What is internal covariate shift?
Internal covariate shift refers to the phenomenon where the distribution of inputs to each layer of a neural network changes during training as the parameters of previous layers are updated. This happens because, as the model weights are adjusted, the inputs to subsequent layers also change, which can slow down training and make convergence harder.
In Convolutional Neural Networks (CNNs), this shift can be especially noticeable because the network typically has many layers, and as each layer updates, the distributions of activations can change drastically. The network has to continuously adapt to these new distributions, which can lead to instability and inefficient learning.
Normalize
for input $x : N\times D$, $N$ is the channel size, $D$ is the batch size.
$\mu_j$ is the per-channel mean, shape is $(D,)$
$\sigma_j$ is the per-channel std, shape is $(D,)$
$\hat{x}_{i,j}$ is the normalized input, shape is $N\times D$
\[\mu_j = \frac{1}{N}\sum_{i=1}^{N}x_{i,j} \\ \sigma^2_j = \frac{1}{N}\sum_{i=1}^{N}(x_{i,j}-\mu_j)^2 \\ \hat{x}_{i,j} = \frac{x_{i,j} - \mu_j}{\sqrt{\sigma_j^2+\epsilon}}\\\]However, there is a problem : zero-mean, unit variance — too hard as a constraint.
So in pratice we use learnable scale and shift parameter $\gamma,\beta$ with shape $(D,)$ for output $y_{i,j} = y_j\hat{x}_{i,j}+\beta_j$.
There is another problem: during testing, the data in a batch may not be accessible simultaneously!
So in test-time, $\mu_j$ and $\sigma_j^2$ will be the average of values seen during training.
In this situation, the batchnorm becomes a linear operator(since the two parameters are constants now). Thus in pratice batchnorm can be fuse with the previous fully-connected or convolution layer!
CNN Architecture
AlexNet(2012) and ZFNet(2013) have 8 layers but no certain rule, just trial and error.
VGG(2014) is the first CNN to have regular design and deeper network. In VGG, all conv are 3*3
with stride 1 padding 1, all maxpool are 2*2
with stride 2. After pool, double #channel.
VGG16 has 5 convolutional stages :
Stage1 : Conv-Conv-Pool
Stage2 : Conv-Conv-Pool
Stage3 : Conv-Conv-Pool
Stage4 : Conv-Conv-Conv-Pool
Stage5 : Conv-Conv-Conv-Pool
For VGG19, there are 4 Conv in Stage4 and Stage5.
- Why
3*3
Conv Kernels?
In terms of receptive field, a single 5*5
Conv (output = $x-5+1$) is the same with double 3*3
Conv (output = $(x-3+1)-3+1$). However, the params and FLOPs are $25C^2$ and $25C^2HW$ for the 5*5
Conv while $18C^2$ and $18C^2HW$ for the 3*3
Conv.
Therefore, using two 3*3
can reduce parameters and take less computation. What’s more, there is an extra ReLu between two Conv which provides more depths and non-linear computation!
- Why
2*2
maxpool?
All Conv layers preserves the same FLOPS.

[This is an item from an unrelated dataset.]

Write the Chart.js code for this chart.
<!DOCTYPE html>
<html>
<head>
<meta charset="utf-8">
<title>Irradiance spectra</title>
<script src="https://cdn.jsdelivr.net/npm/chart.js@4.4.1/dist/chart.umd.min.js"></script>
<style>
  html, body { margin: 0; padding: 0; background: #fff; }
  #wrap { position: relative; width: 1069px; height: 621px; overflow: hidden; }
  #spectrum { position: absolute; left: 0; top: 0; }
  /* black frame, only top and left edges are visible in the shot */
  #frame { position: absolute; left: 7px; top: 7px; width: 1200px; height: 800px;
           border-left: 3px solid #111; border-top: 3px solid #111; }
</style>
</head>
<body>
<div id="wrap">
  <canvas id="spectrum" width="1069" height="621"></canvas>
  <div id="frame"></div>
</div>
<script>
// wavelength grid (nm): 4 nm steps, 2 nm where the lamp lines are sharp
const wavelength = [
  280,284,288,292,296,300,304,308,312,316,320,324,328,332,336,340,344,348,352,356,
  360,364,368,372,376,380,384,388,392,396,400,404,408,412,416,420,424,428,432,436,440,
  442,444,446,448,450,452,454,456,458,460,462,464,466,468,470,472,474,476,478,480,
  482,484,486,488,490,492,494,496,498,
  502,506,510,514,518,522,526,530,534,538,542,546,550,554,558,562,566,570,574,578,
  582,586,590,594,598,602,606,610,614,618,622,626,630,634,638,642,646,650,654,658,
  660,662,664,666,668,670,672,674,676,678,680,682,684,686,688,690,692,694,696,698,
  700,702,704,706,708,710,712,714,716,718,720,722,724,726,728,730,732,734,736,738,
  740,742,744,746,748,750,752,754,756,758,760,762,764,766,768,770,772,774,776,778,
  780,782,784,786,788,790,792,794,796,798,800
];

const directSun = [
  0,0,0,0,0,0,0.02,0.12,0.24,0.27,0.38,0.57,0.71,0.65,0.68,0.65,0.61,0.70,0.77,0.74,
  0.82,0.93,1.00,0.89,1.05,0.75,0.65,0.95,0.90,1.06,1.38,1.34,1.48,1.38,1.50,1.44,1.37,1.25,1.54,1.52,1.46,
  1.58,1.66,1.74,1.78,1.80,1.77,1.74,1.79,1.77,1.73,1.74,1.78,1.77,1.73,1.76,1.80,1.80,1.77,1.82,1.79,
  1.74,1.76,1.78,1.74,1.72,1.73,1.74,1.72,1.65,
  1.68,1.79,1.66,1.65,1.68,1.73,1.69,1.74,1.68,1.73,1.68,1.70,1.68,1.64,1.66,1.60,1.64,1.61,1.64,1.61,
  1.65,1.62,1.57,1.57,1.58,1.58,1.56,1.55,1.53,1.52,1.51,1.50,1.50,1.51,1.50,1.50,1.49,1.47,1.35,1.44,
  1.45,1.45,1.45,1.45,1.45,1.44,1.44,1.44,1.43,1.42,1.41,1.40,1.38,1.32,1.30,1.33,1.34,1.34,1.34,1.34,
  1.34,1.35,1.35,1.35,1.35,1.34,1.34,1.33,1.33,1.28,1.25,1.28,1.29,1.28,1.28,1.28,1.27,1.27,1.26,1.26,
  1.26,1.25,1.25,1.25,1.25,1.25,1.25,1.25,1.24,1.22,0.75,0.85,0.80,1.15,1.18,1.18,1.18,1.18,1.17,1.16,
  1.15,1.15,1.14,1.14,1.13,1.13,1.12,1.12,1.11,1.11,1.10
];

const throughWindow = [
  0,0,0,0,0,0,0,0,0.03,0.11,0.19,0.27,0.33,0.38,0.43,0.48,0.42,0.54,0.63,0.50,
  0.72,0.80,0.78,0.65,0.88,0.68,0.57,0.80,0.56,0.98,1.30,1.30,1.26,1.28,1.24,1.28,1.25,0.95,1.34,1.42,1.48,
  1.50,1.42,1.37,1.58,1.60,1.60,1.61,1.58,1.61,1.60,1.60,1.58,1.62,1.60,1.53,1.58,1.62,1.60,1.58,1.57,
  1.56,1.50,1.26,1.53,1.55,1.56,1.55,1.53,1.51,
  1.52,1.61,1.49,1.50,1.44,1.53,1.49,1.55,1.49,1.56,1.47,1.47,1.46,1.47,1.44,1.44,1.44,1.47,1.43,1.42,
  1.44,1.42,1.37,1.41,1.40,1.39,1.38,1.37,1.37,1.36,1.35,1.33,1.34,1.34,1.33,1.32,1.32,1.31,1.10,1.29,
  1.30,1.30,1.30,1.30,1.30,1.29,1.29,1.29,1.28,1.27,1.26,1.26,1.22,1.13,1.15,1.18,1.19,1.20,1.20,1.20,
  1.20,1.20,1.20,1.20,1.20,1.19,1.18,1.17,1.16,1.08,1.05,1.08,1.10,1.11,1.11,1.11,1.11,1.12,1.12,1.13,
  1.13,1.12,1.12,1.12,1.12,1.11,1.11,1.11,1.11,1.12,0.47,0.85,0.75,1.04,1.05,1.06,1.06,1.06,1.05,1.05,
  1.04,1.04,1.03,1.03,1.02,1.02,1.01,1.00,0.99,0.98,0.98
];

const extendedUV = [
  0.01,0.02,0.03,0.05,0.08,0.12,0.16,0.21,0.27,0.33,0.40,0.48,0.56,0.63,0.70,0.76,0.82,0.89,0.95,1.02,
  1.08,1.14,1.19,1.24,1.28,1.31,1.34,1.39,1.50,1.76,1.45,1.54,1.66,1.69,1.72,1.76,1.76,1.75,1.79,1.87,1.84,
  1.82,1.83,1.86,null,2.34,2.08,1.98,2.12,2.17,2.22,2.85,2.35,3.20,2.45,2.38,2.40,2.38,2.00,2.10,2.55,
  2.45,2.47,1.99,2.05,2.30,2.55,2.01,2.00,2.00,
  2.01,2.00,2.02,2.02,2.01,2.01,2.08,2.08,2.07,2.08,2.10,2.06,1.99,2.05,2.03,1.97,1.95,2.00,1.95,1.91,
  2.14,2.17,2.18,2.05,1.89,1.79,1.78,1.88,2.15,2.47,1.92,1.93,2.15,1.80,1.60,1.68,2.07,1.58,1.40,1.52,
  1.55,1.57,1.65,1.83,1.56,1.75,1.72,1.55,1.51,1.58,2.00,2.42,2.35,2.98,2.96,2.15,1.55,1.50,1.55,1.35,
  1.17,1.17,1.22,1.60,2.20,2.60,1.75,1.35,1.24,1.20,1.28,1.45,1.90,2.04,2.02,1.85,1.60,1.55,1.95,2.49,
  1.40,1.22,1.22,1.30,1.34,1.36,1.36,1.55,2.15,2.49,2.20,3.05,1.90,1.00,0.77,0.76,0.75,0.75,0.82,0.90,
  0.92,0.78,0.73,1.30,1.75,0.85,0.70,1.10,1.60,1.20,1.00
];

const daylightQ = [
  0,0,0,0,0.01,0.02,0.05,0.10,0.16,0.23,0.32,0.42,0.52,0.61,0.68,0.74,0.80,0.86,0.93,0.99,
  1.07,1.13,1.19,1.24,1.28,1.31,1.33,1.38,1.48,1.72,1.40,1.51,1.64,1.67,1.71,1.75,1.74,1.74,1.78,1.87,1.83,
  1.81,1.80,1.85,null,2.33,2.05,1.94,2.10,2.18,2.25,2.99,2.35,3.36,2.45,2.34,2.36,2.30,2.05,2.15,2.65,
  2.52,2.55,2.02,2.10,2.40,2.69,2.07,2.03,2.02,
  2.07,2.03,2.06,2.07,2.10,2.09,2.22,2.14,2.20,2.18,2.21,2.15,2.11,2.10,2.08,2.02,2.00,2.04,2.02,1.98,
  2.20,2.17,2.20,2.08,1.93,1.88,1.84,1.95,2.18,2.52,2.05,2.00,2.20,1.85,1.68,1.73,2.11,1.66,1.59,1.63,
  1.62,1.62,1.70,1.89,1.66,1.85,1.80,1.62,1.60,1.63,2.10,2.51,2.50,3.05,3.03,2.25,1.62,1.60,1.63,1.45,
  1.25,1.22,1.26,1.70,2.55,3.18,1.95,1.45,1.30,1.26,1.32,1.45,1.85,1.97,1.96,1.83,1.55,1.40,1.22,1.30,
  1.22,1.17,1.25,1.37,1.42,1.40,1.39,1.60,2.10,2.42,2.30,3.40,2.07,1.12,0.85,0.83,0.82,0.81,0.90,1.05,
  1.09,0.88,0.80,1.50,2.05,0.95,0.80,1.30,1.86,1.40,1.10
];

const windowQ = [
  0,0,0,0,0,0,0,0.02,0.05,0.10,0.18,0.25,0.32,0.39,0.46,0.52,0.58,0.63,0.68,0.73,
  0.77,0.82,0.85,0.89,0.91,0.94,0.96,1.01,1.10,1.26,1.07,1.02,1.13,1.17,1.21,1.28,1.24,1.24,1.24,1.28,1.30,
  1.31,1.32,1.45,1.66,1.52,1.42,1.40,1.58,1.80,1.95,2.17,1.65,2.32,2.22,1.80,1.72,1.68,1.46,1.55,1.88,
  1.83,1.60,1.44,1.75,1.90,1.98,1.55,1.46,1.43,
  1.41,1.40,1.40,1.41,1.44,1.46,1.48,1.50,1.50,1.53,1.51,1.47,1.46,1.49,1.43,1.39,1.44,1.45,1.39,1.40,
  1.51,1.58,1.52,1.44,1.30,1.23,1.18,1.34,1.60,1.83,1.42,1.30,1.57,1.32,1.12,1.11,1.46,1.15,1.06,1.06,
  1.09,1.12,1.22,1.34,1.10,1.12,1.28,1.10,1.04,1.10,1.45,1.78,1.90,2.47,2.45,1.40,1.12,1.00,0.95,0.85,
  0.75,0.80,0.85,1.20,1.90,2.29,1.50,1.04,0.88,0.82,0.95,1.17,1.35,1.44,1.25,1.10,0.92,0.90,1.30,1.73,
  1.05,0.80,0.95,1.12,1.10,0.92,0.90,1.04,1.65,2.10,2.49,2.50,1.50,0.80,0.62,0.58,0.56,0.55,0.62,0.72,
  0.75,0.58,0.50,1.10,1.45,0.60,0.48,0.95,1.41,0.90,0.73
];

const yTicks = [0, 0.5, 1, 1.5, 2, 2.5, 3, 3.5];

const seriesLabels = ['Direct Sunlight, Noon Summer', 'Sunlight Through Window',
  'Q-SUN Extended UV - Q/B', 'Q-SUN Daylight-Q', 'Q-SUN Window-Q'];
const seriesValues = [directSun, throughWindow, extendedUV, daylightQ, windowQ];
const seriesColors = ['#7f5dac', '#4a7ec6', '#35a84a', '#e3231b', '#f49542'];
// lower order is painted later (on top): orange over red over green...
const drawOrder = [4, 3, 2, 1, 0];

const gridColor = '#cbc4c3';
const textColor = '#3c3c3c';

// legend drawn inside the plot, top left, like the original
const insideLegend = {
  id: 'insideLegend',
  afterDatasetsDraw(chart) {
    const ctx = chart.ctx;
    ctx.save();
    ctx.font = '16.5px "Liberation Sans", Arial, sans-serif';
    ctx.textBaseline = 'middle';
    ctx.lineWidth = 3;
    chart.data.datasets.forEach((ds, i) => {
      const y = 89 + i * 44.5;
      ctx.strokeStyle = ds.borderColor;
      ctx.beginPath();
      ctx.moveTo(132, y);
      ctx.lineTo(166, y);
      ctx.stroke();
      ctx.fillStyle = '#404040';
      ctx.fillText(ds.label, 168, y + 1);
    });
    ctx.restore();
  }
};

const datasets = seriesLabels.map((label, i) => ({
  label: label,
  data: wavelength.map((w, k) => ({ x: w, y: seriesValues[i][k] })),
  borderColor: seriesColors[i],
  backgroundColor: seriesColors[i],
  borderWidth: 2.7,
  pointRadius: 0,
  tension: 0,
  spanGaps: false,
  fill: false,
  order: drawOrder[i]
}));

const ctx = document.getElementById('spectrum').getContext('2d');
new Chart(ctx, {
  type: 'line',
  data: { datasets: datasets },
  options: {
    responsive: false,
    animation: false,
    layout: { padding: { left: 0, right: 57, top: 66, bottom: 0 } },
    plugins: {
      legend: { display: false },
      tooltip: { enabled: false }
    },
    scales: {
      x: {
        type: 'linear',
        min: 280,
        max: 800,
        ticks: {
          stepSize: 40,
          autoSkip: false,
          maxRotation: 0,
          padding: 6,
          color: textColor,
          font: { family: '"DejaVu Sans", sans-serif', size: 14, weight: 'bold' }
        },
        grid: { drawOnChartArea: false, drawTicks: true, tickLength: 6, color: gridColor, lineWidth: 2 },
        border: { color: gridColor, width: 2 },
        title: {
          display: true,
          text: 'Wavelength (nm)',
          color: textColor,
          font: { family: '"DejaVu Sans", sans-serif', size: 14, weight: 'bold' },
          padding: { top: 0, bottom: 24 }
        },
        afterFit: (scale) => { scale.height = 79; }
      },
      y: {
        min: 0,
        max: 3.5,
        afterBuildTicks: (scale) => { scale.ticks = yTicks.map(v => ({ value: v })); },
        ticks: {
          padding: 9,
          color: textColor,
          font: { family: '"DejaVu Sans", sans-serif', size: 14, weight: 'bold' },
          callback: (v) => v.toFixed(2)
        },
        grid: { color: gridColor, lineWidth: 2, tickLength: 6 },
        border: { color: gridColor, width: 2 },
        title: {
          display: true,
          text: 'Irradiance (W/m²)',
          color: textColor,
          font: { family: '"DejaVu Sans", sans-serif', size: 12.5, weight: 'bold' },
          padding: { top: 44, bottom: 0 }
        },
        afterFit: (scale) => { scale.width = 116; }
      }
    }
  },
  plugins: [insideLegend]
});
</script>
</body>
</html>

GoogLeNet(2014) focus on efficiency.
- Stem network at the start aggressively downsamples input (since most of the compute was at the start)
- Inception module: local unit with parallel branches, use
1*1
bottleneck conv layer to reduce channel dimension before expensive conv. - Global average pooling : instead of big fully-connected layers, GAP takes the average of all the values in the feature maps (output of the last conv layer) across all spatial dimensions (height and width), but not across the depth (channels)
ResNet(2015)
When the network goes deeper, the training process can become more difficult due to issues like vanishing gradients which hurts the performance. Deep networks fail to propagate gradients back through many layers.
Thus, ResNet proposed the Residual Block.
Instead of learning the direct mapping from input $x$ to output $H(x)$, the network learns the residual mapping $F(x)$, which we have $H(x) = F(x) +x$.
Note that ReLU after residual cannot actually learn identity function since the outputs are non-netgative. But ReLU inside residual can learn true identity function by setting conv weights to 0.
(1) Original ResNet Block
o --> Conv - BatchNorm - ReLu - Conv - BatchNorm @ - ReLu
| ^
v------------------------------------------------|
(2) "Pre-Activation" ResNet Block
o --> BatchNorm - ReLU - Conv - BatchNorm - ReLU - Conv @
| ^
v-------------------------------------------------------|